§ **Written task**
Output the material exactly, but drop every image it holds.

§ **Source data**
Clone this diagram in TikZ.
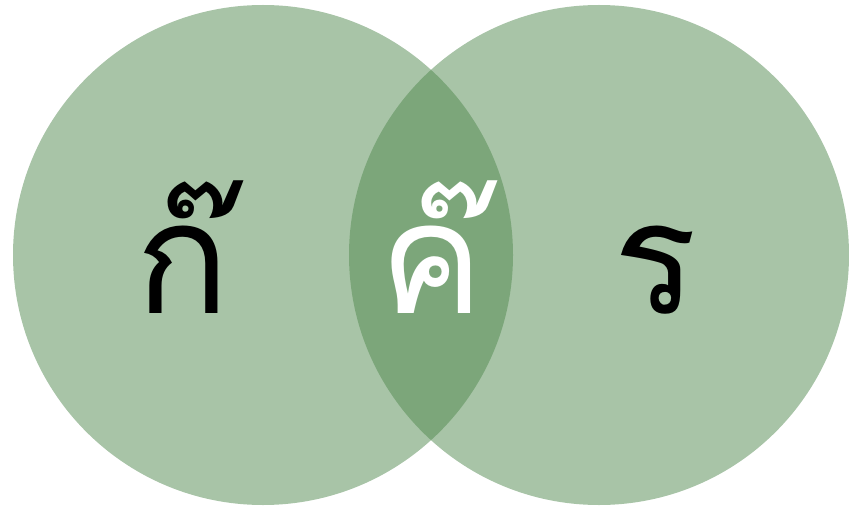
\documentclass[tikz,border=0pt]{standalone}
\usepackage{fontspec}
\newfontfamily\thaifont[Script=Thai]{Loma}
\definecolor{venngreen}{RGB}{81,137,79}

\begin{document}
\begin{tikzpicture}[x=1pt,y=-1pt,
  set/.style={fill=venngreen,fill opacity=0.5},
  glyph/.style={font=\thaifont\fontsize{156}{156}\selectfont,inner sep=0pt,anchor=base}]
  \useasboundingbox (0,0) rectangle (849,508);
  % conjuntos: dos circulos que se cortan
  \fill[set] (263,255) circle(250pt);
  \fill[set] (599,255) circle(250pt);
  % letras
  \node[glyph] (left) at (183,313) {ก๊};
  \node[glyph,white] (both) at (432,313) {ค๊};
  \node[glyph] (right) at (655,313) {ร};
\end{tikzpicture}
\end{document}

§ **Response to the exercise**
Clone this diagram in TikZ.
\documentclass[tikz,border=0pt]{standalone}
\usepackage{fontspec}
\newfontfamily\thaifont[Script=Thai]{Loma}
\definecolor{venngreen}{RGB}{81,137,79}

\begin{document}
\begin{tikzpicture}[x=1pt,y=-1pt,
  set/.style={fill=venngreen,fill opacity=0.5},
  glyph/.style={font=\thaifont\fontsize{156}{156}\selectfont,inner sep=0pt,anchor=base}]
  \useasboundingbox (0,0) rectangle (849,508);
  % conjuntos: dos circulos que se cortan
  \fill[set] (263,255) circle(250pt);
  \fill[set] (599,255) circle(250pt);
  % letras
  \node[glyph] (left) at (183,313) {ก๊};
  \node[glyph,white] (both) at (432,313) {ค๊};
  \node[glyph] (right) at (655,313) {ร};
\end{tikzpicture}
\end{document}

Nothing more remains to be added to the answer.